Today's PDN Peninsula Poll question is:
Seattle police will experiment with small video cameras on officers' uniforms to record their actions. Do you think North Olympic Peninsula law enforcement officers should wear such cams?
Number of votes cast: 486
Seattle police will experiment with small video cameras on officers' uniforms to record their actions. Do you think North Olympic Peninsula law enforcement officers should wear such cams?
Number of votes cast: 486
10 Comments:
Sounds like another grant funded opportunity, to me!
If that's the case, you know the City will go for it.
Privacy? Who cares? You know what they say: if you're not doing anything wrong, why should you care? Besides the reality that the constitution and laws seems to guarantee personal privacy, etc.
Despites that you're not doing anything wrong, even if questioned by the police, cuz, well, we're supposed to be presumed innocent until convicted by a jury of our peers, and all those nice phrases.
Remember "For the good of the State... " !?
Well, if they want to watch me picking my nose I guess that is okay with me.

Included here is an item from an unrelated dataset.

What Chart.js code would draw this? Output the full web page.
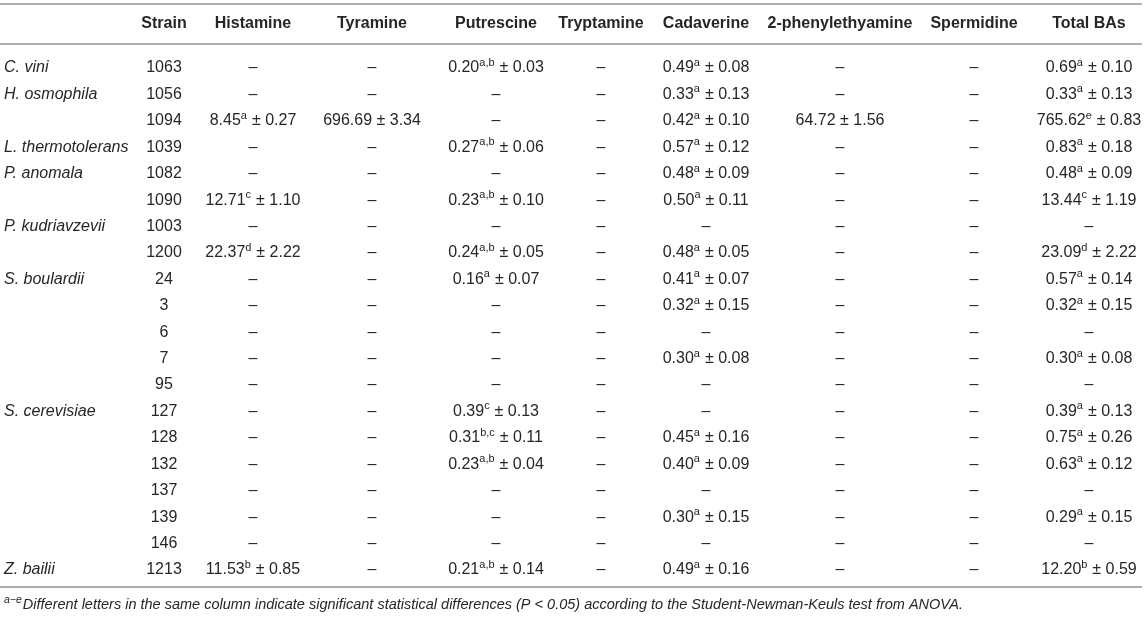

A Seattle Times article on the subject...http://seattletimes.com/html/localnews/2023610513_spdbodycamerasxml.html
Egos aside, this is about police accountability, rather than surveillance of old guys and paranoid nobodys. Of particular interest is the drop in complaints, as well as use of force in the first place. Statistically at least, these cameras (like dash cams ) seem to lead to better behavior on the part of the public as well as that of the officer.
Back when I was attending the war protests on Lincoln often a goofy old shit got on me about taking pictures. I told him if he didn't want his picture taken that he shouldn't be out in public. He kept getting on me and I told him to fuck off.
Just to pose the question, when do we defend privacy rights?
Do we just give up the notions, once so important as to be the foundation of many laws, so that the actions of the few can be controlled?
I listened with interest to a recent story about Australia taking actions against anti-immunization groups because the government said immunizations were helpful in reducing disease, and they felt the anti-groups were convincing people not to get immunized.
Now, personally, I'm not anti-immunization. But, I can see the "slippery slope" of the acceptance of the position that "State" be able to prevent free speech on the grounds that it opposes a State program.
Obviously, who wants to get sick? Who wants to be the victim of a crime?
But, as has been said before, how many of our freedoms, and how much of our privacy do we give up as we buy into the "fear everything" messaging of the current machine? How much money, and how many laws are to be changed and enacted, until we finally will feel "safe" from every possible threat and occurance?
Does anyone think that the founders of this country, who made such a point of highlighting concerns about freedom and personal privacy as to write them into the constitution of the country, had no disease, or fear of government intervention and control over aspects of their lives?
Or, are we accepting that those things just don't matter to us, any more?
10:46 - I love how you string together non-sequiturs. It makes me want to gouge out my eyes.
5:45- Everyone needs a hobby. I guess gouging ones' eyes out can be one.
It can't hurt...
But will probably cost money.
We could probably sell the videos to the TV show 'cops'
So, because we fear that cops might do something wrong, we will allow all interactions with them to be video recorded, presumably so that we can sue them later. The purpose of the video recorders is not to record them doing a good job; it is there as "evidence" in case there are future problems.
So, why not video recorders on doctors? Dentists? Lawyers, architects and ships captains? Pharmacists and nurses?
You know about 200,000 people die in the US each year from preventable medical errors? By contrast, the cops kill around 500 people in the US each year.
Nurses? You know around 1.5 million are injured each year by errors involving prescription drugs?
So, let's just record everybody, all the time!
Yes, the video cameras will likely encourage everyone to behave better than they would behave if unrecorded.